## PROBLEM DETAILS
Leave out the images and repeat the listing below without a single change.

======== SOURCE EXCERPT ========

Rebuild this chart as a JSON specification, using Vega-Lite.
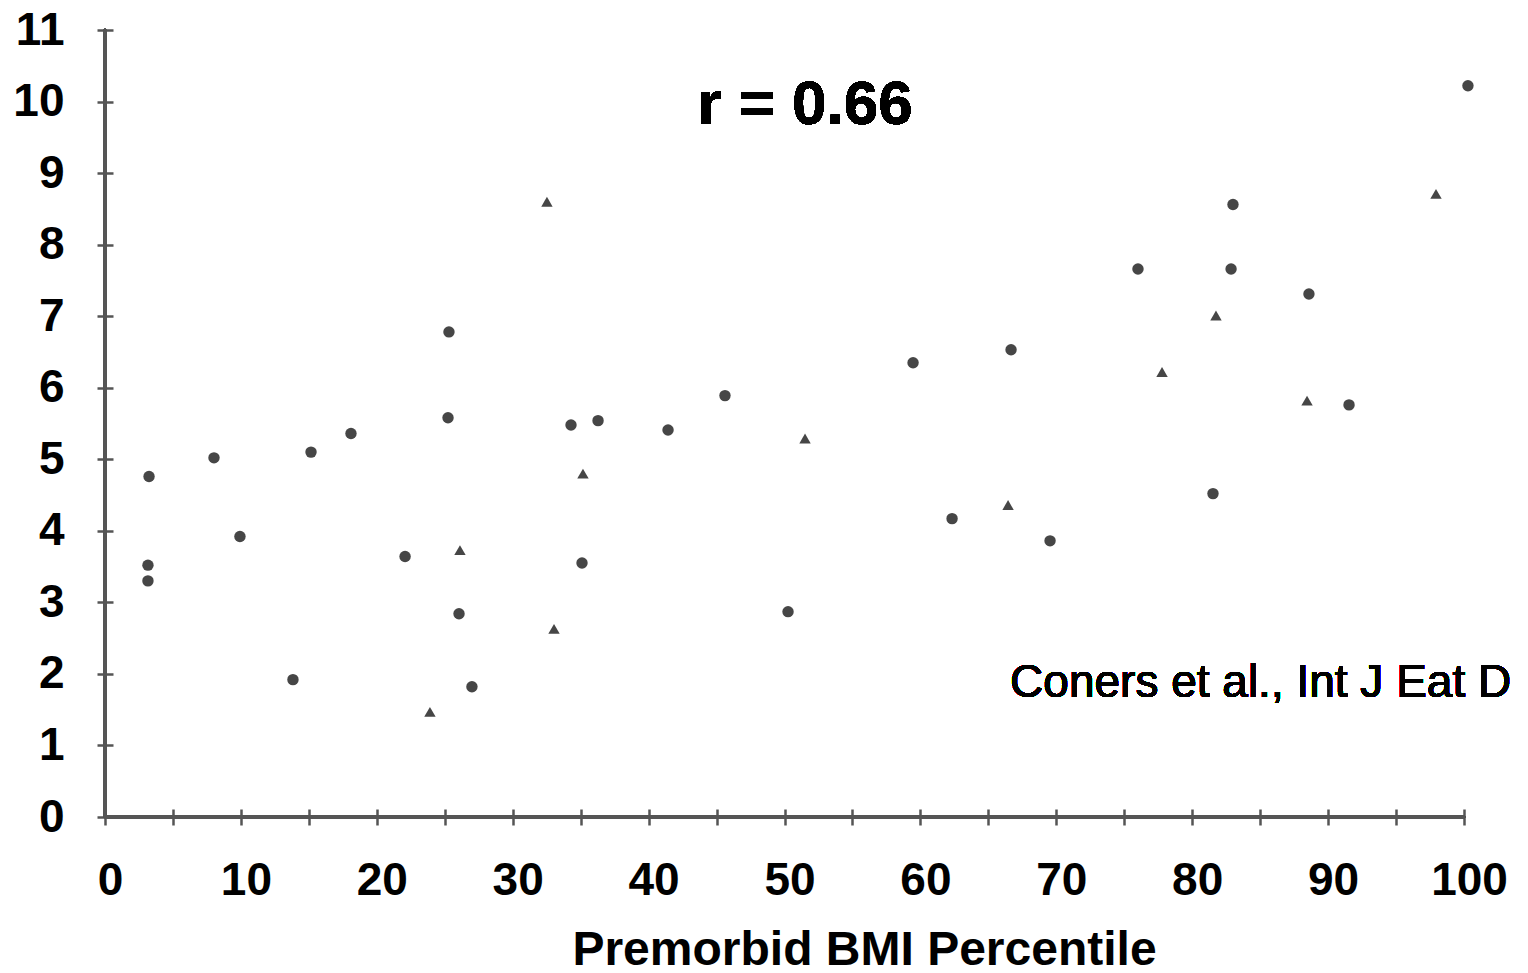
{
  "$schema": "https://vega.github.io/schema/vega-lite/v6.json",
  "autosize": "none",
  "width": 1359,
  "height": 787,
  "padding": {"left": 105, "top": 30, "right": 64, "bottom": 156},
  "background": "white",
  "config": {
    "view": {"stroke": null},
    "font": "Liberation Sans"
  },
  "data": {
    "values": [
      {"x": 3.24, "y": 4.76, "g": "circle"},
      {"x": 3.16, "y": 3.52, "g": "circle"},
      {"x": 3.16, "y": 3.30, "g": "circle"},
      {"x": 8.02, "y": 5.02, "g": "circle"},
      {"x": 9.93, "y": 3.92, "g": "circle"},
      {"x": 13.83, "y": 1.92, "g": "circle"},
      {"x": 15.16, "y": 5.10, "g": "circle"},
      {"x": 18.10, "y": 5.36, "g": "circle"},
      {"x": 22.08, "y": 3.64, "g": "circle"},
      {"x": 25.31, "y": 6.78, "g": "circle"},
      {"x": 25.24, "y": 5.58, "g": "circle"},
      {"x": 26.05, "y": 2.84, "g": "circle"},
      {"x": 27.00, "y": 1.82, "g": "circle"},
      {"x": 34.29, "y": 5.48, "g": "circle"},
      {"x": 35.10, "y": 3.55, "g": "circle"},
      {"x": 36.28, "y": 5.54, "g": "circle"},
      {"x": 41.43, "y": 5.41, "g": "circle"},
      {"x": 45.62, "y": 5.89, "g": "circle"},
      {"x": 50.26, "y": 2.87, "g": "circle"},
      {"x": 59.46, "y": 6.35, "g": "circle"},
      {"x": 62.33, "y": 4.17, "g": "circle"},
      {"x": 66.67, "y": 6.53, "g": "circle"},
      {"x": 69.54, "y": 3.86, "g": "circle"},
      {"x": 76.01, "y": 7.66, "g": "circle"},
      {"x": 81.53, "y": 4.52, "g": "circle"},
      {"x": 83.00, "y": 8.56, "g": "circle"},
      {"x": 82.86, "y": 7.66, "g": "circle"},
      {"x": 88.59, "y": 7.31, "g": "circle"},
      {"x": 91.54, "y": 5.76, "g": "circle"},
      {"x": 100.29, "y": 10.22, "g": "circle"},
      {"x": 32.52, "y": 8.60, "g": "triangle"},
      {"x": 26.12, "y": 3.73, "g": "triangle"},
      {"x": 35.17, "y": 4.80, "g": "triangle"},
      {"x": 33.04, "y": 2.63, "g": "triangle"},
      {"x": 23.91, "y": 1.47, "g": "triangle"},
      {"x": 51.51, "y": 5.29, "g": "triangle"},
      {"x": 66.45, "y": 4.36, "g": "triangle"},
      {"x": 77.78, "y": 6.22, "g": "triangle"},
      {"x": 81.75, "y": 7.01, "g": "triangle"},
      {"x": 88.45, "y": 5.82, "g": "triangle"},
      {"x": 97.94, "y": 8.71, "g": "triangle"}
    ]
  },
  "layer": [
    {
      "mark": {"type": "rule", "color": "#555555", "strokeWidth": 2.5, "strokeCap": "round"},
      "encoding": {
        "x": {"datum": 0, "type": "quantitative"}
      }
    },
    {
      "mark": {"type": "rule", "color": "#555555", "strokeWidth": 2.5, "strokeCap": "round"},
      "encoding": {
        "y": {"datum": 0, "type": "quantitative"}
      }
    },
    {
      "mark": {"type": "point", "filled": true, "size": 130, "color": "#464646", "opacity": 1, "clip": false},
      "encoding": {
        "x": {
          "field": "x", "type": "quantitative",
          "scale": {"domain": [0, 100], "nice": false, "zero": false},
          "axis": {
            "orient": "bottom",
            "offset": -8,
            "values": [0,5,10,15,20,25,30,35,40,45,50,55,60,65,70,75,80,85,90,95,100],
            "labelExpr": "datum.value % 10 === 0 ? format(datum.value, 'd') : ''",
            "grid": false,
            "domain": false,
            "tickColor": "#555555", "tickWidth": 2.5, "tickSize": 16,
            "labelFont": "Liberation Sans", "labelFontSize": 46, "labelFontWeight": "bold", "labelColor": "black",
            "labelPadding": 33, "labelOffset": 5, "labelOverlap": false, "labelFlush": false, "labelBound": false,
            "title": "Premorbid BMI Percentile",
            "titleFont": "Liberation Sans", "titleFontSize": 48, "titleFontWeight": "bold", "titleColor": "black",
            "titleX": 759, "titleY": 155, "titleBaseline": "alphabetic", "titleAlign": "center", "titleAnchor": null
          }
        },
        "y": {
          "field": "y", "type": "quantitative",
          "scale": {"domain": [0, 11], "nice": false, "zero": false},
          "axis": {
            "orient": "left",
            "offset": -8,
            "values": [0,0.5,1,1.5,2,2.5,3,3.5,4,4.5,5,5.5,6,6.5,7,7.5,8,8.5,9,9.5,10,10.5,11],
            "labelExpr": "datum.value % 1 === 0 ? format(datum.value, 'd') : ''",
            "grid": false,
            "domain": false,
            "tickColor": "#555555", "tickWidth": 2.5, "tickSize": 16,
            "labelFont": "Liberation Sans", "labelFontSize": 46, "labelFontWeight": "bold", "labelColor": "black",
            "labelPadding": 33, "labelOverlap": false, "labelFlush": false, "labelBound": false,
            "title": null
          }
        },
        "shape": {
          "field": "g", "type": "nominal",
          "scale": {"domain": ["circle", "triangle"], "range": ["circle", "triangle-up"]},
          "legend": null
        }
      }
    },
    {
      "mark": {"type": "text", "font": "Liberation Sans", "fontSize": 62, "fontWeight": "bold", "color": "black", "align": "center", "baseline": "alphabetic"},
      "encoding": {
        "x": {"datum": 51.5, "type": "quantitative"},
        "y": {"datum": 9.68, "type": "quantitative"},
        "text": {"value": "r = 0.66"}
      }
    },
    {
      "mark": {"type": "text", "font": "Liberation Sans", "fontSize": 46, "fontWeight": "normal", "color": "black", "align": "left", "baseline": "alphabetic"},
      "encoding": {
        "x": {"datum": 66.6, "type": "quantitative"},
        "y": {"datum": 1.68, "type": "quantitative"},
        "text": {"value": "Coners et al., Int J Eat D"}
      }
    }
  ]
}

========

## CORRECT ANSWER
Rebuild this chart as a JSON specification, using Vega-Lite.
{
  "$schema": "https://vega.github.io/schema/vega-lite/v6.json",
  "autosize": "none",
  "width": 1359,
  "height": 787,
  "padding": {"left": 105, "top": 30, "right": 64, "bottom": 156},
  "background": "white",
  "config": {
    "view": {"stroke": null},
    "font": "Liberation Sans"
  },
  "data": {
    "values": [
      {"x": 3.24, "y": 4.76, "g": "circle"},
      {"x": 3.16, "y": 3.52, "g": "circle"},
      {"x": 3.16, "y": 3.30, "g": "circle"},
      {"x": 8.02, "y": 5.02, "g": "circle"},
      {"x": 9.93, "y": 3.92, "g": "circle"},
      {"x": 13.83, "y": 1.92, "g": "circle"},
      {"x": 15.16, "y": 5.10, "g": "circle"},
      {"x": 18.10, "y": 5.36, "g": "circle"},
      {"x": 22.08, "y": 3.64, "g": "circle"},
      {"x": 25.31, "y": 6.78, "g": "circle"},
      {"x": 25.24, "y": 5.58, "g": "circle"},
      {"x": 26.05, "y": 2.84, "g": "circle"},
      {"x": 27.00, "y": 1.82, "g": "circle"},
      {"x": 34.29, "y": 5.48, "g": "circle"},
      {"x": 35.10, "y": 3.55, "g": "circle"},
      {"x": 36.28, "y": 5.54, "g": "circle"},
      {"x": 41.43, "y": 5.41, "g": "circle"},
      {"x": 45.62, "y": 5.89, "g": "circle"},
      {"x": 50.26, "y": 2.87, "g": "circle"},
      {"x": 59.46, "y": 6.35, "g": "circle"},
      {"x": 62.33, "y": 4.17, "g": "circle"},
      {"x": 66.67, "y": 6.53, "g": "circle"},
      {"x": 69.54, "y": 3.86, "g": "circle"},
      {"x": 76.01, "y": 7.66, "g": "circle"},
      {"x": 81.53, "y": 4.52, "g": "circle"},
      {"x": 83.00, "y": 8.56, "g": "circle"},
      {"x": 82.86, "y": 7.66, "g": "circle"},
      {"x": 88.59, "y": 7.31, "g": "circle"},
      {"x": 91.54, "y": 5.76, "g": "circle"},
      {"x": 100.29, "y": 10.22, "g": "circle"},
      {"x": 32.52, "y": 8.60, "g": "triangle"},
      {"x": 26.12, "y": 3.73, "g": "triangle"},
      {"x": 35.17, "y": 4.80, "g": "triangle"},
      {"x": 33.04, "y": 2.63, "g": "triangle"},
      {"x": 23.91, "y": 1.47, "g": "triangle"},
      {"x": 51.51, "y": 5.29, "g": "triangle"},
      {"x": 66.45, "y": 4.36, "g": "triangle"},
      {"x": 77.78, "y": 6.22, "g": "triangle"},
      {"x": 81.75, "y": 7.01, "g": "triangle"},
      {"x": 88.45, "y": 5.82, "g": "triangle"},
      {"x": 97.94, "y": 8.71, "g": "triangle"}
    ]
  },
  "layer": [
    {
      "mark": {"type": "rule", "color": "#555555", "strokeWidth": 2.5, "strokeCap": "round"},
      "encoding": {
        "x": {"datum": 0, "type": "quantitative"}
      }
    },
    {
      "mark": {"type": "rule", "color": "#555555", "strokeWidth": 2.5, "strokeCap": "round"},
      "encoding": {
        "y": {"datum": 0, "type": "quantitative"}
      }
    },
    {
      "mark": {"type": "point", "filled": true, "size": 130, "color": "#464646", "opacity": 1, "clip": false},
      "encoding": {
        "x": {
          "field": "x", "type": "quantitative",
          "scale": {"domain": [0, 100], "nice": false, "zero": false},
          "axis": {
            "orient": "bottom",
            "offset": -8,
            "values": [0,5,10,15,20,25,30,35,40,45,50,55,60,65,70,75,80,85,90,95,100],
            "labelExpr": "datum.value % 10 === 0 ? format(datum.value, 'd') : ''",
            "grid": false,
            "domain": false,
            "tickColor": "#555555", "tickWidth": 2.5, "tickSize": 16,
            "labelFont": "Liberation Sans", "labelFontSize": 46, "labelFontWeight": "bold", "labelColor": "black",
            "labelPadding": 33, "labelOffset": 5, "labelOverlap": false, "labelFlush": false, "labelBound": false,
            "title": "Premorbid BMI Percentile",
            "titleFont": "Liberation Sans", "titleFontSize": 48, "titleFontWeight": "bold", "titleColor": "black",
            "titleX": 759, "titleY": 155, "titleBaseline": "alphabetic", "titleAlign": "center", "titleAnchor": null
          }
        },
        "y": {
          "field": "y", "type": "quantitative",
          "scale": {"domain": [0, 11], "nice": false, "zero": false},
          "axis": {
            "orient": "left",
            "offset": -8,
            "values": [0,0.5,1,1.5,2,2.5,3,3.5,4,4.5,5,5.5,6,6.5,7,7.5,8,8.5,9,9.5,10,10.5,11],
            "labelExpr": "datum.value % 1 === 0 ? format(datum.value, 'd') : ''",
            "grid": false,
            "domain": false,
            "tickColor": "#555555", "tickWidth": 2.5, "tickSize": 16,
            "labelFont": "Liberation Sans", "labelFontSize": 46, "labelFontWeight": "bold", "labelColor": "black",
            "labelPadding": 33, "labelOverlap": false, "labelFlush": false, "labelBound": false,
            "title": null
          }
        },
        "shape": {
          "field": "g", "type": "nominal",
          "scale": {"domain": ["circle", "triangle"], "range": ["circle", "triangle-up"]},
          "legend": null
        }
      }
    },
    {
      "mark": {"type": "text", "font": "Liberation Sans", "fontSize": 62, "fontWeight": "bold", "color": "black", "align": "center", "baseline": "alphabetic"},
      "encoding": {
        "x": {"datum": 51.5, "type": "quantitative"},
        "y": {"datum": 9.68, "type": "quantitative"},
        "text": {"value": "r = 0.66"}
      }
    },
    {
      "mark": {"type": "text", "font": "Liberation Sans", "fontSize": 46, "fontWeight": "normal", "color": "black", "align": "left", "baseline": "alphabetic"},
      "encoding": {
        "x": {"datum": 66.6, "type": "quantitative"},
        "y": {"datum": 1.68, "type": "quantitative"},
        "text": {"value": "Coners et al., Int J Eat D"}
      }
    }
  ]
}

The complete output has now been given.